Below are clarifications for particular SQL types and values for Avro changefeeds:

  • Decimals must have precision specified.
  • BIT and VARBIT types are encoded as arrays of 64-bit integers.

    For efficiency, CockroachDB encodes BIT and VARBIT bitfield types as arrays of 64-bit integers. That is, base-2 (binary format) BIT and VARBIT data types are converted to base 10 and stored in arrays. Encoding in CockroachDB is big-endian, therefore the last value may have many trailing zeroes. For this reason, the first value of each array is the number of bits that are used in the last value of the array.

    For instance, if the bitfield is 129 bits long, there will be 4 integers in the array. The first integer will be 1; representing the number of bits in the last value, the second integer will be the first 64 bits, the third integer will be bits 65–128, and the last integer will either be 0 or 9223372036854775808 (i.e., the integer with only the first bit set, or 1000000000000000000000000000000000000000000000000000000000000000 when base 2).

    This example is base-10 encoded into an array as follows:

    {"array": [1, <first 64 bits>, <second 64 bits>, 0 or 9223372036854775808]}
    

    For downstream processing, it is necessary to base-2 encode every element in the array (except for the first element). The first number in the array gives you the number of bits to take from the last base-2 number — that is, the most significant bits. So, in the example above this would be 1. Finally, all the base-2 numbers can be appended together, which will result in the original number of bits, 129.
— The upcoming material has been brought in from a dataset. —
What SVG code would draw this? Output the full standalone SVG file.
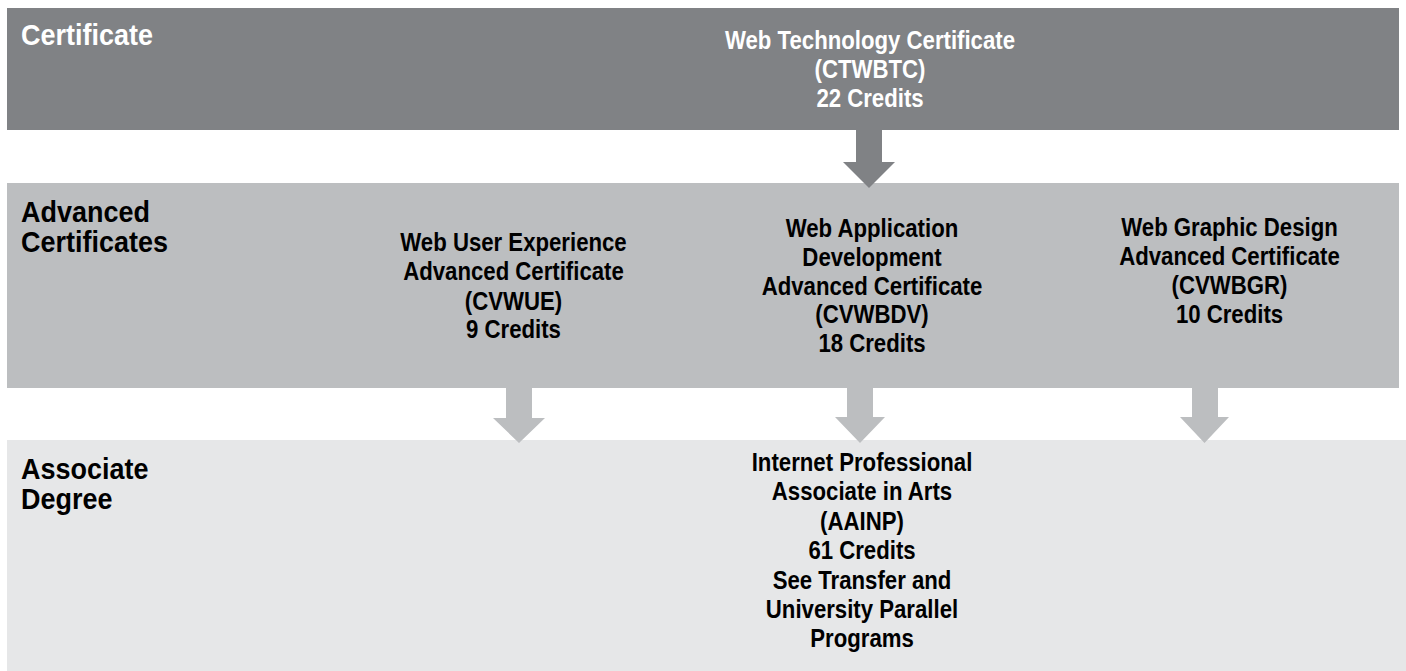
<svg xmlns="http://www.w3.org/2000/svg" width="1406" height="671" viewBox="0 0 1406 671">
  <style>
    .t { font-family: "Liberation Sans", Arial, sans-serif; font-weight: bold; }
    .head { font-size: 29px; }
    .node { font-size: 25.5px; text-anchor: middle; }
    .w { fill: #ffffff; }
    .k { fill: #000000; }
    .dark { fill: #808285; }
    .mid { fill: #bcbec0; }
    .light { fill: #e6e7e8; }
  </style>
  <rect width="1406" height="671" fill="#ffffff"/>

  <g id="band-certificate">
    <rect class="dark" x="7" y="8" width="1392" height="122"/>
    <g transform="translate(21,0) scale(0.93,1)">
      <text class="t head w" x="0" y="45">Certificate</text>
    </g>
  </g>
  <g id="band-advanced">
    <rect class="mid" x="7" y="183" width="1392" height="205"/>
    <g transform="translate(21,0) scale(0.93,1)">
      <text class="t head k" x="0" y="222">Advanced<tspan x="0" y="252">Certificates</tspan></text>
    </g>
  </g>
  <g id="band-associate">
    <rect class="light" x="7" y="440" width="1399" height="231"/>
    <g transform="translate(21,0) scale(0.93,1)">
      <text class="t head k" x="0" y="479.5">Associate<tspan x="0" y="509.5">Degree</tspan></text>
    </g>
  </g>

  <g id="connectors">
    <polygon class="dark" points="856,130 882,130 882,162 895,162 869,188 843,162 856,162"/>
    <polygon class="mid" points="506,388 532,388 532,418 545,418 519,443 493,418 506,418"/>
    <polygon class="mid" points="847,388 873,388 873,417 885,417 860,443 835,417 847,417"/>
    <polygon class="mid" points="1192,388 1218,388 1218,417 1229,417 1204.5,443 1180,417 1192,417"/>
  </g>

  <g id="node-ctwbtc" transform="translate(870,0) scale(0.87,1)">
    <text class="t node w" x="0" y="49.5">Web Technology Certificate</text>
    <text class="t node w" x="0" y="78">(CTWBTC)</text>
    <text class="t node w" x="0" y="107">22 Credits</text>
  </g>

  <g id="node-cvwue" transform="translate(513.5,0) scale(0.87,1)">
    <text class="t node k" x="0" y="251">Web User Experience</text>
    <text class="t node k" x="0" y="280.5">Advanced Certificate</text>
    <text class="t node k" x="0" y="310">(CVWUE)</text>
    <text class="t node k" x="0" y="338.5">9 Credits</text>
  </g>

  <g id="node-cvwbdv" transform="translate(872,0) scale(0.87,1)">
    <text class="t node k" x="0" y="237">Web Application</text>
    <text class="t node k" x="0" y="266">Development</text>
    <text class="t node k" x="0" y="295">Advanced Certificate</text>
    <text class="t node k" x="0" y="323.5">(CVWBDV)</text>
    <text class="t node k" x="0" y="352.5">18 Credits</text>
  </g>

  <g id="node-cvwbgr" transform="translate(1229.5,0) scale(0.87,1)">
    <text class="t node k" x="0" y="236.5">Web Graphic Design</text>
    <text class="t node k" x="0" y="265.5">Advanced Certificate</text>
    <text class="t node k" x="0" y="294.5">(CVWBGR)</text>
    <text class="t node k" x="0" y="323">10 Credits</text>
  </g>

  <g id="node-aainp" transform="translate(862,0) scale(0.87,1)">
    <text class="t node k" x="0" y="471.5">Internet Professional</text>
    <text class="t node k" x="0" y="500.5">Associate in Arts</text>
    <text class="t node k" x="0" y="530">(AAINP)</text>
    <text class="t node k" x="0" y="559.5">61 Credits</text>
    <text class="t node k" x="0" y="589">See Transfer and</text>
    <text class="t node k" x="0" y="618">University Parallel</text>
    <text class="t node k" x="0" y="647.5">Programs</text>
  </g>
</svg>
    In a different example of this process where the bitfield is 136 bits long, the array would be similar to the following when base-10 encoded:

    {"array": [8, 18293058736425533439, 18446744073709551615, 13690942867206307840]}
    

    To then work with this data, you would convert each of the elements in the array to base-2 numbers, besides the first element. For the above array, this would convert to:

    [8, 1111110111011011111111111111111111111111111111111111111111111111, 1111111111111111111111111111111111111111111111111111111111111111, 1011111000000000000000000000000000000000000000000000000000000000]
    

    Next, you use the first element in the array to take the number of bits from the last base-2 element, 10111110. Finally, you append each of the base-2 numbers together — in the above array, the second, third, and truncated last element. This results in 136 bits, the original number of bits.

Avro types

Below is a mapping of CockroachDB types to Avro types:

CockroachDB Type Avro Type Avro Logical Type
INT LONG
BOOL BOOLEAN
FLOAT DOUBLE
STRING STRING
DATE INT DATE
TIME LONG TIME-MICROS
TIMESTAMP LONG TIME-MICROS
TIMESTAMPTZ LONG TIME-MICROS
DECIMAL STRING, BYTES DECIMAL
UUID STRING
INET STRING
JSONB STRING
ENUMS STRING
INTERVAL STRING
ARRAY ARRAY
BIT Array of LONG
VARBIT Array of LONG
COLLATE STRING
Note:

The DECIMAL type is a union between Avro STRING and Avro DECIMAL types.